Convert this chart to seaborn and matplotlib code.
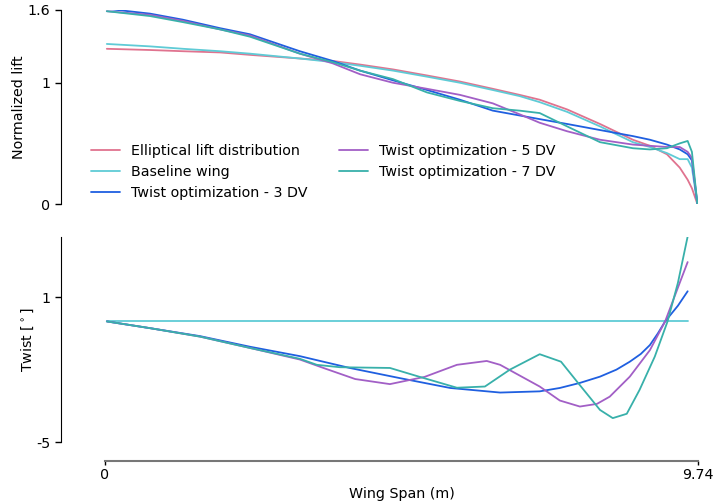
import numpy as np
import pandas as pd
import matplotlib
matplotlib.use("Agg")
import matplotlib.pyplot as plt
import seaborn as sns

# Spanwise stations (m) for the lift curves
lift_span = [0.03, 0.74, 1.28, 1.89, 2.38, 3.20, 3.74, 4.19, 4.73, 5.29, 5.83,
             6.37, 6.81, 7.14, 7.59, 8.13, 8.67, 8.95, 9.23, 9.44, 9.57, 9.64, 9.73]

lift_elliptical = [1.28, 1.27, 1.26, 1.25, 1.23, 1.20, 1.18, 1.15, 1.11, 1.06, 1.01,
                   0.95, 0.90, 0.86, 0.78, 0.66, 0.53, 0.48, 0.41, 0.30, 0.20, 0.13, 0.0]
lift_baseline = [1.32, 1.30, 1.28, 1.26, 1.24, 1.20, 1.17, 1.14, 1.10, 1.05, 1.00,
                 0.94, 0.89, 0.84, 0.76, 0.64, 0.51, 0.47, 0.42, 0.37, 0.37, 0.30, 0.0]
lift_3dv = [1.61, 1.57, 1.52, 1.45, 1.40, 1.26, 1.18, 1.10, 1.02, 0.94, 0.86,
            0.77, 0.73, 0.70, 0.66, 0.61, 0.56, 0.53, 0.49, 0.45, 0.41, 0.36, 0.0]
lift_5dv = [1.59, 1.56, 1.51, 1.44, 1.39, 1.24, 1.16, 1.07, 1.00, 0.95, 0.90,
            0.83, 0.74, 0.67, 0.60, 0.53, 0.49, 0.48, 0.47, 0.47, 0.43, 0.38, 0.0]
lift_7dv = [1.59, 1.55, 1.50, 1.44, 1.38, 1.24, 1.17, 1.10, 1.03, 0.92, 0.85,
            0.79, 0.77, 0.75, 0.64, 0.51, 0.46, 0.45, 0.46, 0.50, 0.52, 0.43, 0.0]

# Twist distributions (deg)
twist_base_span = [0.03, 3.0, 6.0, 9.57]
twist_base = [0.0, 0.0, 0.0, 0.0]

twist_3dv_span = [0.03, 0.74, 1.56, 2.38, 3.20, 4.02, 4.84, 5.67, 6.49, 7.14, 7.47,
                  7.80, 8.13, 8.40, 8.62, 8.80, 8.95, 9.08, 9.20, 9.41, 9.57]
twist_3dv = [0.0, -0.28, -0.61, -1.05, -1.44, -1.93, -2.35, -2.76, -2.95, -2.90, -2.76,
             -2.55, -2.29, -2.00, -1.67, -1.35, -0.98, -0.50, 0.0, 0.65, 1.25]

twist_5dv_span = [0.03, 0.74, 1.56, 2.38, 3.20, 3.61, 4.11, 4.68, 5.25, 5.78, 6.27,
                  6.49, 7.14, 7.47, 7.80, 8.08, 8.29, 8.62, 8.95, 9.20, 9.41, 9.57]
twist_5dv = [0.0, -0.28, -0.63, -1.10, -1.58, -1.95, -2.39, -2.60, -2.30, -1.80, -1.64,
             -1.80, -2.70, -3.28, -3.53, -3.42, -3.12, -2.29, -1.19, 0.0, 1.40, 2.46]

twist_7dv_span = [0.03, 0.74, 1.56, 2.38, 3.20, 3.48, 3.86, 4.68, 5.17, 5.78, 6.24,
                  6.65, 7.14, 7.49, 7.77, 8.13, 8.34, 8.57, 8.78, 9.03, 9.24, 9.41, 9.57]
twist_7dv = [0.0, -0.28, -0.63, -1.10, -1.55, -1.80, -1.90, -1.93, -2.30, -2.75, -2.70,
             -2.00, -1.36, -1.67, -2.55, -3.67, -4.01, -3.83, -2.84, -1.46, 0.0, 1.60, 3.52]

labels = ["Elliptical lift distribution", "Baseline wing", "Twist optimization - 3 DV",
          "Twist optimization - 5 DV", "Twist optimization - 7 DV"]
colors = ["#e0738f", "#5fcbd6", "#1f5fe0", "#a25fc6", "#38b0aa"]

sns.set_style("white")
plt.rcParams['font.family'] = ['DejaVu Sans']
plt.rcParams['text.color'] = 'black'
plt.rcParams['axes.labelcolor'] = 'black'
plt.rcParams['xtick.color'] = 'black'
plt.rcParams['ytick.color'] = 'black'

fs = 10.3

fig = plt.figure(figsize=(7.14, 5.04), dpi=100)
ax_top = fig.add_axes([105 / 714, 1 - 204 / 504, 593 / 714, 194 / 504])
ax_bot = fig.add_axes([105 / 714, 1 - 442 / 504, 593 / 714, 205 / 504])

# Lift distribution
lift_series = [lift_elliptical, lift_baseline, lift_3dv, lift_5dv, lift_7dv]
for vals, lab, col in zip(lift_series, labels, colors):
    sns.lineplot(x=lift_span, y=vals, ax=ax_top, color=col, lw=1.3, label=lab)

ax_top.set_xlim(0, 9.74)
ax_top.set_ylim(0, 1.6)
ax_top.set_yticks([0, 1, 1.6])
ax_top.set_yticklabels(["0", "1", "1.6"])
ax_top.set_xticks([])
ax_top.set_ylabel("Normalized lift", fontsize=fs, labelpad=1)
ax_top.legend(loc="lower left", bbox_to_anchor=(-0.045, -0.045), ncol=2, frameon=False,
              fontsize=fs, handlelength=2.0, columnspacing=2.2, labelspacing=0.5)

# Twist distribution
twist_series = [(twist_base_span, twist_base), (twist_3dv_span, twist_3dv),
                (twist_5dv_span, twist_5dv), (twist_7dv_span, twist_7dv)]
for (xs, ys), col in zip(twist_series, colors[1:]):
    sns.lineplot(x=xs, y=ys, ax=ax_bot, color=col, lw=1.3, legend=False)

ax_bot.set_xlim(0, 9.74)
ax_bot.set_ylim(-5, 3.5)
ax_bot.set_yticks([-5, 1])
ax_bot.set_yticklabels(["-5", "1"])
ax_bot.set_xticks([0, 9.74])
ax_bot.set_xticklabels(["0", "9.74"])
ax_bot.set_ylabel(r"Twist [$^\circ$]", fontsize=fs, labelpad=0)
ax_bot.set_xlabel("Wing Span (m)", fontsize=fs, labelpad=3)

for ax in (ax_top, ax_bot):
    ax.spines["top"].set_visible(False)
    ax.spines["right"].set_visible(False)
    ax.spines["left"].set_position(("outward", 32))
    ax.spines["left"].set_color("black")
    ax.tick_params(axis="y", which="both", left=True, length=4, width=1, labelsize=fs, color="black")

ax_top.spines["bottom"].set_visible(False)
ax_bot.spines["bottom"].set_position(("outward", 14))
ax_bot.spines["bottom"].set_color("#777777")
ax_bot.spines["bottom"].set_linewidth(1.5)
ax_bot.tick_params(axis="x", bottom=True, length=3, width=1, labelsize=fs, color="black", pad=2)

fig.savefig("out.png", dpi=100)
----------------
▶ [What to work on]
Transcribe exactly, with no pictures, the lines running from the first line of the material through the line holding "twist_base = [0.0, 0.0, 0.0, 0.0]".

▶ [Result for this task]
Convert this chart to seaborn and matplotlib code.
import numpy as np
import pandas as pd
import matplotlib
matplotlib.use("Agg")
import matplotlib.pyplot as plt
import seaborn as sns

# Spanwise stations (m) for the lift curves
lift_span = [0.03, 0.74, 1.28, 1.89, 2.38, 3.20, 3.74, 4.19, 4.73, 5.29, 5.83,
             6.37, 6.81, 7.14, 7.59, 8.13, 8.67, 8.95, 9.23, 9.44, 9.57, 9.64, 9.73]

lift_elliptical = [1.28, 1.27, 1.26, 1.25, 1.23, 1.20, 1.18, 1.15, 1.11, 1.06, 1.01,
                   0.95, 0.90, 0.86, 0.78, 0.66, 0.53, 0.48, 0.41, 0.30, 0.20, 0.13, 0.0]
lift_baseline = [1.32, 1.30, 1.28, 1.26, 1.24, 1.20, 1.17, 1.14, 1.10, 1.05, 1.00,
                 0.94, 0.89, 0.84, 0.76, 0.64, 0.51, 0.47, 0.42, 0.37, 0.37, 0.30, 0.0]
lift_3dv = [1.61, 1.57, 1.52, 1.45, 1.40, 1.26, 1.18, 1.10, 1.02, 0.94, 0.86,
            0.77, 0.73, 0.70, 0.66, 0.61, 0.56, 0.53, 0.49, 0.45, 0.41, 0.36, 0.0]
lift_5dv = [1.59, 1.56, 1.51, 1.44, 1.39, 1.24, 1.16, 1.07, 1.00, 0.95, 0.90,
            0.83, 0.74, 0.67, 0.60, 0.53, 0.49, 0.48, 0.47, 0.47, 0.43, 0.38, 0.0]
lift_7dv = [1.59, 1.55, 1.50, 1.44, 1.38, 1.24, 1.17, 1.10, 1.03, 0.92, 0.85,
            0.79, 0.77, 0.75, 0.64, 0.51, 0.46, 0.45, 0.46, 0.50, 0.52, 0.43, 0.0]

# Twist distributions (deg)
twist_base_span = [0.03, 3.0, 6.0, 9.57]
twist_base = [0.0, 0.0, 0.0, 0.0]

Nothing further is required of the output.